Shin expects the next administration to unveil a new North Korean denuclearization policy by next summer.

“The first half of next year will be a very crucial period,” Shin said, adding, “I wouldn’t be surprised if North Korea tries to test the Biden administration by shooting an ICBM.” (Intercontinental ballistic missile)

Other analysts hope that new American leadership will end the yearlong impasse over the amount of money Seoul should pay to host the roughly 28,000 U.S. soldiers based in South Korea. Washington wants South Korea to pay $1.3 billion a year, an approximately 50% increase over what it currently contributes.

The Special Measures Agreement, the bilateral cost-sharing mechanism, expired late last year, but envoys reached a temporary deal to fund the salaries of several thousand Korean employees at American military facilities until the end of December.

Trump has accused South Korea of taking advantage of the U.S. in terms of security, as well as trade, and has threatened to withdraw U.S. forces if more favorable deals aren’t reached, according to multiple media reports and a book written by his former national security adviser, John Bolton.

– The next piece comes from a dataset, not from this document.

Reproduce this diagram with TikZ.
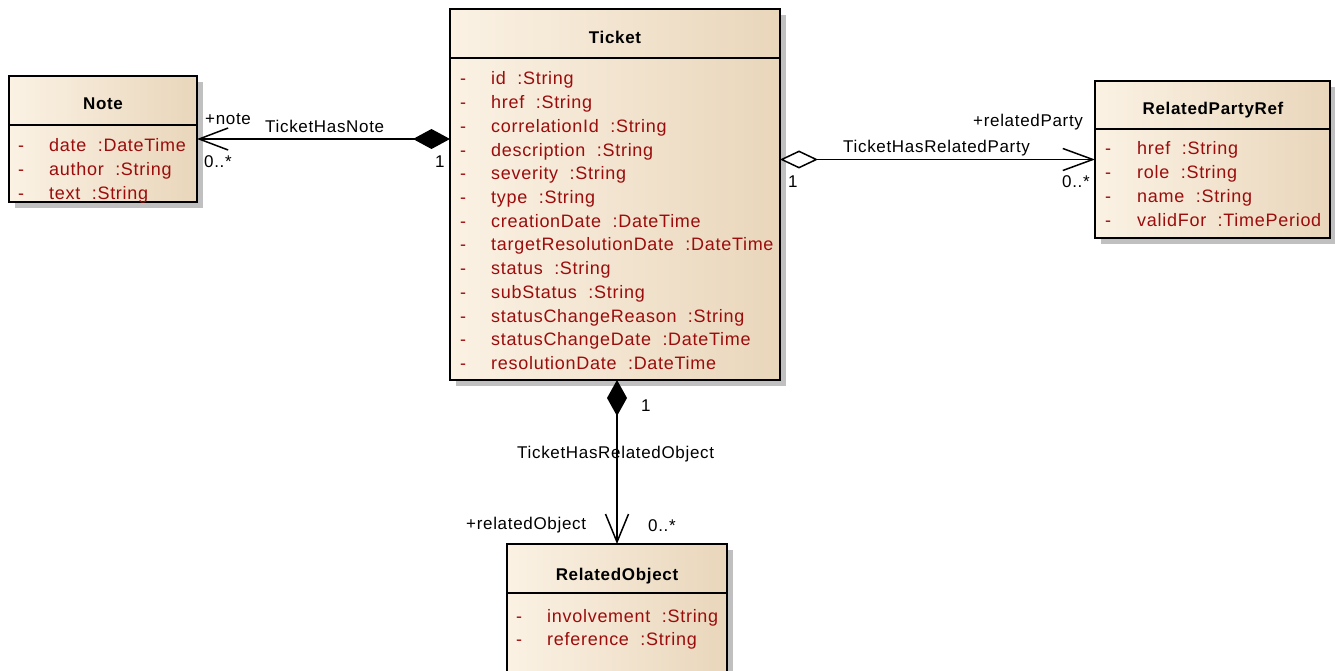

Chun In-bum, a retired South Korean special forces lieutenant general, said that despite Trump’s efforts to make peace with North Korea, these kinds of remarks hurt the public’s views of him.

“It’s not the amount of money, it's the way that the Trump administration has been asking and portraying the cost-sharing issue,” he said. “To say we are freeloaders is a little too much.”

A September Gallup Korea survey found support for Trump at 16%, compared to 59% for Biden.

Chun said he expected cost-sharing talks to be more “amiable” with the Biden administration and overall dialogue to be less “emotional” than it was during the Trump administration.

He cautioned, though, that Washington’s North Korean policy rests on Pyongyang’s “commitment to denuclearization,” a condition remains the same no matter who the American president is.